WHAT IS NEEDED | Using the records that appear below, write out exactly the lines from the one with "Emit a Python" through the one with "import matplotlib.pyplot as plt", keeping both end lines.

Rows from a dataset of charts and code
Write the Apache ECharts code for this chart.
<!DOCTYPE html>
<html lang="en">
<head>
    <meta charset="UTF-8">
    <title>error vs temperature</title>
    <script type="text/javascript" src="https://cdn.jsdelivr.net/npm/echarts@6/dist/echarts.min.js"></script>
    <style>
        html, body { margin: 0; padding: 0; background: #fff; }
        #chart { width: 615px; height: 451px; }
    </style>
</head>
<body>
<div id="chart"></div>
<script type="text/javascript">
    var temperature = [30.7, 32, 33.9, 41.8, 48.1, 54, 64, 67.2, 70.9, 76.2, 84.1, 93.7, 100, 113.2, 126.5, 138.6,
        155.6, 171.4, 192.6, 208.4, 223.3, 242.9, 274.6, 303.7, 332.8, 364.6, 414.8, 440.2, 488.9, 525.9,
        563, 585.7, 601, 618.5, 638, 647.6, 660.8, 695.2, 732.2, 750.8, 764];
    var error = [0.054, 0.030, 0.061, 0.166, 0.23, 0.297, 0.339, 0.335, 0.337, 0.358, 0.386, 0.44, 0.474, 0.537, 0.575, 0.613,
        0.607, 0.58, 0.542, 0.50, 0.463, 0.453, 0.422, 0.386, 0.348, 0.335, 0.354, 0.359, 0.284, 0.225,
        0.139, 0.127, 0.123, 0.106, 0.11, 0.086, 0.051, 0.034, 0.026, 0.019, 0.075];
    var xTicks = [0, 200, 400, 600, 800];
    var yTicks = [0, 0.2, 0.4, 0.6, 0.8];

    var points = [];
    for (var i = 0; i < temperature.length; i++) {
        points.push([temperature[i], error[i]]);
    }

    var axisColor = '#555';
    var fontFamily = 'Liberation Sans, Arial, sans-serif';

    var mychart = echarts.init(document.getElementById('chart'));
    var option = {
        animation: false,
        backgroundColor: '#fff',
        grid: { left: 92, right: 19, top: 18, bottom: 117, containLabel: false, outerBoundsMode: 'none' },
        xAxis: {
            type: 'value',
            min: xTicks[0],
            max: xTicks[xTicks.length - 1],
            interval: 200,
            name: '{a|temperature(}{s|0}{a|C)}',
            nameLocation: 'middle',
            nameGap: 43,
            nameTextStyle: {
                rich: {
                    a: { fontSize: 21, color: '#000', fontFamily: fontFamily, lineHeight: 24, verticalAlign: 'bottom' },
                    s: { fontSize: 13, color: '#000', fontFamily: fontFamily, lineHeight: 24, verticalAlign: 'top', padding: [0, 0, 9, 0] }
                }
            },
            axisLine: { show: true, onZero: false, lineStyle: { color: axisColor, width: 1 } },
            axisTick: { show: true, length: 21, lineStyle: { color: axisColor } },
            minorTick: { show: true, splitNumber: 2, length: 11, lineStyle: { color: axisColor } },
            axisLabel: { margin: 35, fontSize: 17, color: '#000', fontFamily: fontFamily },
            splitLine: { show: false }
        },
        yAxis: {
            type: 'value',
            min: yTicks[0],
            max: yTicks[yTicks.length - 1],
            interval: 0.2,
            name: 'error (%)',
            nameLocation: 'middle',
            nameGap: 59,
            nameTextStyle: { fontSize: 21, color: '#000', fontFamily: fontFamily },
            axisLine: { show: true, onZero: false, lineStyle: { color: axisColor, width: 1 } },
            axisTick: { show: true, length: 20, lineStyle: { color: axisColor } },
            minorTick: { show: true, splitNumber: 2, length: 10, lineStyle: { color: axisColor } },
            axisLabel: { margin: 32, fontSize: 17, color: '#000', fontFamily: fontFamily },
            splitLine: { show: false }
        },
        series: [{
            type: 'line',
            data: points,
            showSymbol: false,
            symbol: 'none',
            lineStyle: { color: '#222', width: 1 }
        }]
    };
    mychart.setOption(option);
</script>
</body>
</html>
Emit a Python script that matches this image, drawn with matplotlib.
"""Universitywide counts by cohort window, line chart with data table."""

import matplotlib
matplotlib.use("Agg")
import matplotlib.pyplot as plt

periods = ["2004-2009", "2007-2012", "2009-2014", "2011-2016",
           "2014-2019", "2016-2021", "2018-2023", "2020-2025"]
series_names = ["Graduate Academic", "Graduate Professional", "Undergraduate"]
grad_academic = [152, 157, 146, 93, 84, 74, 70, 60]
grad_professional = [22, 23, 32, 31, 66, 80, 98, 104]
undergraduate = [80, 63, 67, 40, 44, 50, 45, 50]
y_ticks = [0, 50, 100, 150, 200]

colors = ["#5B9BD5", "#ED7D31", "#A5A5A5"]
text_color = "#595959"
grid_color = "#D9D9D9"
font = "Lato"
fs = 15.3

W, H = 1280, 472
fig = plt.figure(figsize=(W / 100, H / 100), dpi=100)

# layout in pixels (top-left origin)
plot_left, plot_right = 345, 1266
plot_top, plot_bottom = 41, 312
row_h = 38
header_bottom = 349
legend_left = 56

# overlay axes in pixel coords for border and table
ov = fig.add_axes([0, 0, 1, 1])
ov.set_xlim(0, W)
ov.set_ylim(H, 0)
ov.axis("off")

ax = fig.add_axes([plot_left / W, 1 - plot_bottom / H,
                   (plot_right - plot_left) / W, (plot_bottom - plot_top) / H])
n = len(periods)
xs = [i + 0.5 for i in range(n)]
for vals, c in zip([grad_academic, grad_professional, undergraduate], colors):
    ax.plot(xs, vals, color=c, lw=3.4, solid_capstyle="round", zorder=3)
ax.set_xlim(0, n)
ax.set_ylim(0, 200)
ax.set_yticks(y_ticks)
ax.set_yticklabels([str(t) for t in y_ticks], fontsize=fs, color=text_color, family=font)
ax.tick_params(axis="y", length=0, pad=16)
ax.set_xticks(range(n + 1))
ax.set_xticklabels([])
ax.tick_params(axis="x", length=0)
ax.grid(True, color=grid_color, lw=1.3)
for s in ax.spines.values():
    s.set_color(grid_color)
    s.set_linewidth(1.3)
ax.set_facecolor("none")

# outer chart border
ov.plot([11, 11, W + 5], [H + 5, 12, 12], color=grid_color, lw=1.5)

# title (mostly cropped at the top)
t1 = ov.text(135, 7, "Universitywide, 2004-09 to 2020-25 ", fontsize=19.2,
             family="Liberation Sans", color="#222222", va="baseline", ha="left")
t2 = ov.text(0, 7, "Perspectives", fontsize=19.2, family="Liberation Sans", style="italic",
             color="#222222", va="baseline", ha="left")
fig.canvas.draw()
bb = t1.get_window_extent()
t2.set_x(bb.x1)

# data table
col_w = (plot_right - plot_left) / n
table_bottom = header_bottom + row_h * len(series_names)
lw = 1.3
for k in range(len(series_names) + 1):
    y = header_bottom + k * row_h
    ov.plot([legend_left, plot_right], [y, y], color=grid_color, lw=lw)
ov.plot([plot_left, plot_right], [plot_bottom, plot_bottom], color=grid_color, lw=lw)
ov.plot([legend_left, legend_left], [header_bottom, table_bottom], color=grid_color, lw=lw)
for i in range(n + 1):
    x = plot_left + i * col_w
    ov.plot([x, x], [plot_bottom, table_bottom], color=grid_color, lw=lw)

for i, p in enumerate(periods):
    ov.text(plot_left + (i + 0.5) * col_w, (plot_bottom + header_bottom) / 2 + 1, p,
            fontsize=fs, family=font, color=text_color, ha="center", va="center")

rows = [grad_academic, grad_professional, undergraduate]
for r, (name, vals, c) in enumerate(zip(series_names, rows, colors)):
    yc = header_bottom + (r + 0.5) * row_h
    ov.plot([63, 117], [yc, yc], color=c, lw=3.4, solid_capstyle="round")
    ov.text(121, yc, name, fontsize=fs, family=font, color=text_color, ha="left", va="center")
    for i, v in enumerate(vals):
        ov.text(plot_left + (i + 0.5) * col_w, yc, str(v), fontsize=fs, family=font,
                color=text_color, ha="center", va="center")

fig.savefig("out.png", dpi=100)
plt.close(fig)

...

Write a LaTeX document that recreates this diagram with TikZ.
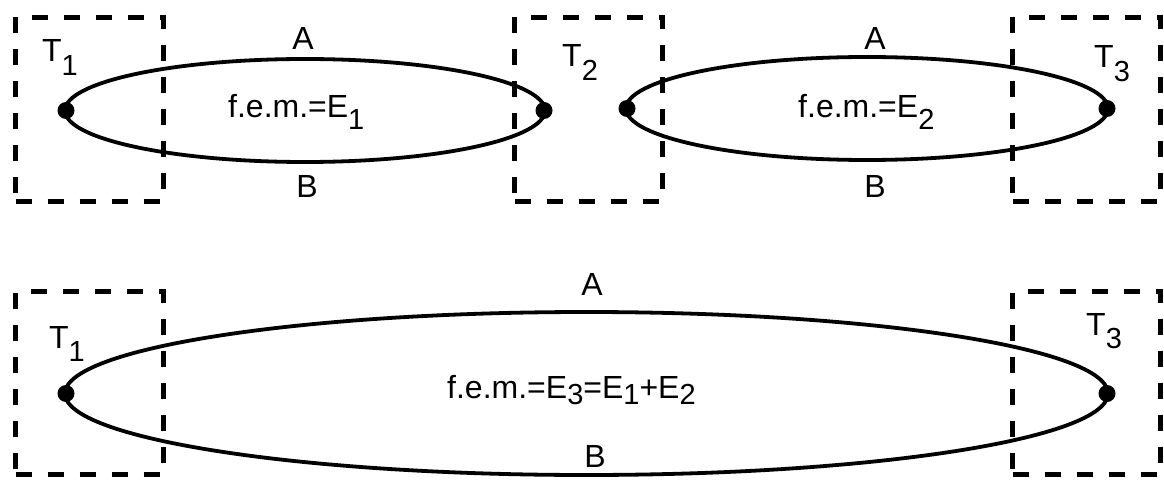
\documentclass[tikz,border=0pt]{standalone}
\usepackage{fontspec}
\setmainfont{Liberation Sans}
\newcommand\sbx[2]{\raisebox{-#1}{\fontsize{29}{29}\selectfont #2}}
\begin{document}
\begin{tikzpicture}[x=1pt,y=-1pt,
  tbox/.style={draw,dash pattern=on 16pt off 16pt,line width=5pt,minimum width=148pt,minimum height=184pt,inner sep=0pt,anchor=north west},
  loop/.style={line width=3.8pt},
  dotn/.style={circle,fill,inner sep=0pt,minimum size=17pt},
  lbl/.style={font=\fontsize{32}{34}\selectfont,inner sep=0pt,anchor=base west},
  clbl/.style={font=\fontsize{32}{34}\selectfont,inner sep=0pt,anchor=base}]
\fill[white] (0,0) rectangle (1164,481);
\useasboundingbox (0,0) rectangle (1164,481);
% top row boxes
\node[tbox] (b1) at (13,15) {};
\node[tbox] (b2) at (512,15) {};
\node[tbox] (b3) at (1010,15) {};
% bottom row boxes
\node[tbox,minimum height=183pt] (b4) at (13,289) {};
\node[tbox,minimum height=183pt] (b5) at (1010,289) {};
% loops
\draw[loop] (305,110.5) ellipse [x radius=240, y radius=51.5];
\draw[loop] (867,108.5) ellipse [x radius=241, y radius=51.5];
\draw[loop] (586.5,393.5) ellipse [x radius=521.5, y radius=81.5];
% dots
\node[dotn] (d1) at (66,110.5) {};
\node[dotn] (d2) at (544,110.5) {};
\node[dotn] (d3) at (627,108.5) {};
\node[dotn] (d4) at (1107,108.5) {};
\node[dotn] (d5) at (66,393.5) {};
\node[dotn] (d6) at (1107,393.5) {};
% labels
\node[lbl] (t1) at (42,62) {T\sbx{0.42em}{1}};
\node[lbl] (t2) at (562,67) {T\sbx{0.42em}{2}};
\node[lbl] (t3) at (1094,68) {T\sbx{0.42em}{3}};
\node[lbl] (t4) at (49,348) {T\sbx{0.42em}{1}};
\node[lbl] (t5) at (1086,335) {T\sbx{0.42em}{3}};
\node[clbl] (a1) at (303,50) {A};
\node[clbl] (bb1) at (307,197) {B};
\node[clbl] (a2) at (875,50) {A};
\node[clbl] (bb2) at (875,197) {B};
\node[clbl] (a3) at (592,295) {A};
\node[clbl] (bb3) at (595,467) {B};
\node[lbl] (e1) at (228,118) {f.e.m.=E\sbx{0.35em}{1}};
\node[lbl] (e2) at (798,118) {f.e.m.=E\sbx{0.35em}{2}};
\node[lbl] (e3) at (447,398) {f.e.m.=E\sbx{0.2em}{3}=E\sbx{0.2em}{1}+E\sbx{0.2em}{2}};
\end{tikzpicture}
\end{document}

FINISHED ANSWER |
Emit a Python script that matches this image, drawn with matplotlib.
"""Universitywide counts by cohort window, line chart with data table."""

import matplotlib
matplotlib.use("Agg")
import matplotlib.pyplot as plt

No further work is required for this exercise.